Canada’s international student program has “been a victim of its own success” and more needs to be done to counter the abuse and exploitation of students, a group of senators have said.
A new report, released September 20, urges federal, provincial and territorial governments to resolve “integrity challenges” that it says are “rooted in the fiscal challenges of Canada’s post-secondary sector”.
In a press conference, senator for Ontario, Ratna Omidvar, noted that international students are a major asset to Canada, contributing CAN$22bn to the economy and creating 218,000 jobs.
“Canada set out to increase it’s share in the market of international students in 2014, aiming to double its base which at that time was 215,000,” she said.
“This kind of growth does not come with unintended consequences”
“We have far outrun this goal post and currently stand close to 870,000 international students.” Canada’s immigration minister recently said that the country is expecting some 900,000 in the next year.
“This kind of growth does not come with unintended consequences,” Omidvar continued. There are many victims of the success of the program, primarily the students themselves, she said, but also hosting institutions and Canada’s reputation as a leader in global learning.
“The underbelly of abuse that is prevalent in the system threatens its integrity and there have been many reports in the media about physical, emotional, financial and sexual abuse. We have come to the conclusion that the systemic underpinnings of this problem lie with the funding arrangement for post-secondary education.”
Successive governments have cut institution grants to the extent that their only choice now rests with international students “as an essential part of their business plan”, she added.
A recent report from Higher Education Strategy Associates found that 100% of net new funding in the last 10 years has come from international students, which the senator cited.
“The integrity problems of the International Student Program are rooted in the fiscal challenges of Canada’s post-secondary sector, which in turn affect broader issues such as neglect or abuse of students, unaffordable housing, and a backlash against the program itself,” senator Yuen-Pau Woo from British Columbia added.
“The fact that responsibility for these problems rests with multiple levels of government and with different private actors is not a reason to avoid addressing them – urgently.”
Fees have grown “exorbitantly” for international students, recruitment business are “thriving” and private colleges have “proliferated with less oversight from authorities than public institutions”, Omidvar added.
“The incentive to recruit, recruit, recruit has overtaken any incentive to bring learning ready students to Canada and provide them with quality educational experiences,” she said.
Asked whether Canada should introduce a cap on students, Omidvar said any proposals to do so would have a “severe impact on the funding” of higher education. “The right way to go is to provide for a better student experience, [with] more monitoring and more oversight,” she said.
The report recommends that the financial stability of designated learning institutions should be reviewed, greater oversight for institutions including private colleges introduced and the housing supply for international students addressed.
Additionally, international students should be better informed about the legal rights in the country, especially regarding housing, employment and sexual abuse.
“[Together with] the withdrawal of the government from any building of non-market affordable housing, we have the perfect storm,” Omidvar said.

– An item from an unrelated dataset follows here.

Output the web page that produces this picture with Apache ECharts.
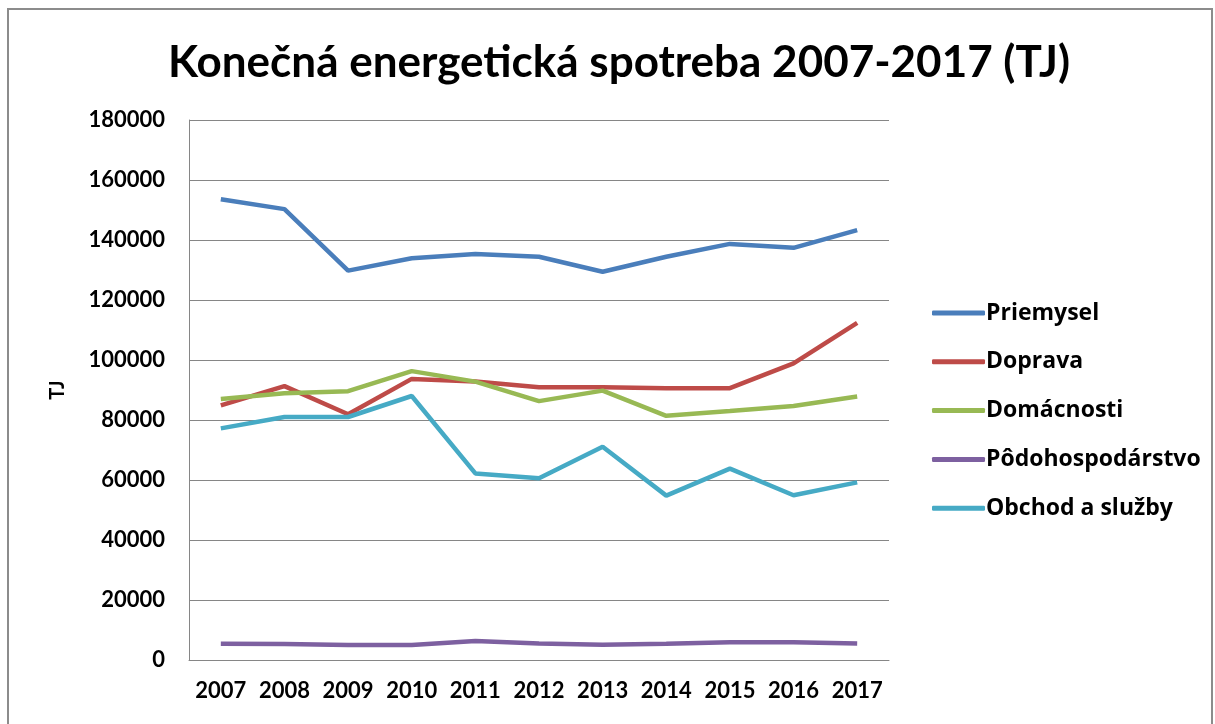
<!DOCTYPE html>
<html>
<head>
<meta charset="utf-8">
<script src="https://cdn.jsdelivr.net/npm/echarts@6/dist/echarts.min.js"></script>
<style>
  html, body { margin: 0; padding: 0; background: #fff; }
  #chart { width: 1215px; height: 724px; }
</style>
</head>
<body>
<div id="chart"></div>
<script>
const years = ['2007', '2008', '2009', '2010', '2011', '2012', '2013', '2014', '2015', '2016', '2017'];

const priemysel = [153600, 150300, 129800, 133900, 135300, 134400, 129400, 134400, 138700, 137400, 143300];
const doprava = [84900, 91300, 81900, 93700, 92800, 90900, 90900, 90600, 90600, 98900, 112400];
const domacnosti = [87000, 88900, 89600, 96300, 92800, 86300, 89800, 81400, 83000, 84700, 87800];
const podohospodarstvo = [5400, 5300, 5000, 5000, 6300, 5500, 5100, 5400, 5900, 5900, 5500];
const obchod = [77200, 81000, 81000, 88000, 62200, 60600, 71100, 54800, 63800, 54900, 59200];

const FONT = 'Lato';

const makeSeries = (name, data, color) => ({
  name: name,
  type: 'line',
  data: data,
  symbol: 'none',
  lineStyle: { width: 4.5, color: color },
  itemStyle: { color: color }
});

const chart = echarts.init(document.getElementById('chart'));
chart.setOption({
  animation: false,
  textStyle: { fontFamily: FONT },
  title: {
    text: 'Konečná energetická spotreba 2007-2017 (TJ)',
    left: 614,
    top: 36,
    textAlign: 'center',
    textStyle: { fontFamily: FONT, fontSize: 44, fontWeight: 'bold', color: '#000' }
  },
  graphic: [{
    type: 'rect',
    shape: { x: 8, y: 9, width: 1204, height: 760 },
    style: { fill: 'none', stroke: '#8c8c8c', lineWidth: 2 },
    silent: true
  }],
  legend: {
    orient: 'vertical',
    left: 927,
    top: 296,
    icon: 'roundRect',
    itemWidth: 53,
    itemHeight: 5,
    itemGap: 24.8,
    textStyle: { fontFamily: 'Open Sans', fontSize: 23, fontWeight: 'bold', color: '#000', lineHeight: 24, padding: [0, 0, 0, -4] },
    data: ['Priemysel', 'Doprava', 'Domácnosti', 'Pôdohospodárstvo', 'Obchod a služby']
  },
  grid: { left: 189, top: 120, width: 700, bottom: 64 },
  xAxis: {
    type: 'category',
    data: years,
    boundaryGap: true,
    axisLine: { lineStyle: { color: '#868686', width: 1 } },
    axisTick: { show: false },
    axisLabel: { interval: 0, hideOverlap: false, color: '#000', fontFamily: FONT, fontSize: 22, fontWeight: 'bold', margin: 20 }
  },
  yAxis: {
    type: 'value',
    min: 0,
    max: 180000,
    interval: 20000,
    name: 'TJ',
    nameLocation: 'center',
    nameRotate: 90,
    nameGap: 121,
    nameTextStyle: { color: '#000', fontFamily: FONT, fontSize: 20, fontWeight: 'bold' },
    axisLine: { show: true, lineStyle: { color: '#868686', width: 1 } },
    axisTick: { show: false },
    splitLine: { lineStyle: { color: '#868686', width: 1 } },
    axisLabel: { formatter: (v) => String(v), color: '#000', fontFamily: FONT, fontSize: 22, fontWeight: 'bold', margin: 24 }
  },
  series: [
    makeSeries('Priemysel', priemysel, '#4A7EBB'),
    makeSeries('Doprava', doprava, '#BE4B48'),
    makeSeries('Domácnosti', domacnosti, '#98B954'),
    makeSeries('Pôdohospodárstvo', podohospodarstvo, '#7D60A0'),
    makeSeries('Obchod a služby', obchod, '#46AAC5')
  ]
});
</script>
</body>
</html>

“The blaming of international foreign students for these long-standing structural problems, such as in housing, is a bit like the tail wagging the dog. We really have to ask ourselves whether we are going to leave our post-secondary educational institutions at the mercy of external sources of funding.
“There is no single magic bullet, but we have come together to develop practical solutions.”
She added that Manitoba has set standards for education agents and introduced the requirement – like institutions in Australia – to maintain a list on their websites of agents they work with. In Manitoba, those breaking the rules set out in the 2016 International Education Act can be fined, ranging from $25,000 fines for individuals and $50,000 for corporations.
To promote a “healthier international student program”, federal government should strengthen the Letters of Admission verification process to prevent fraud and reform both the Immigration and Refugee Protection Act and the Immigration and Refugee Protection Regulations to “better regulate the conduct of education agents”, the report states.
“The federal government must immediately strengthen measures to prevent abuse and exploitation”
It also suggests that a national policy strategy on temporary to permanent residency should be developed, which can help to “limit disappointment” among international students whose numbers now exceed the numbers of PR available each year.
Widely disseminating the strategy can help better inform international students that “despite claims they have heard from agents and others, there are only a finite number of permanent residence spots available in Canada”.
A national policy strategy on international student settlement supports would also provide “better care and a more positive experience to international students”, it adds.
“The federal government must immediately strengthen measures to prevent abuse and exploitation of these students, which is unacceptable for a country like Canada to tolerate”, senator Hassan Yussuff added.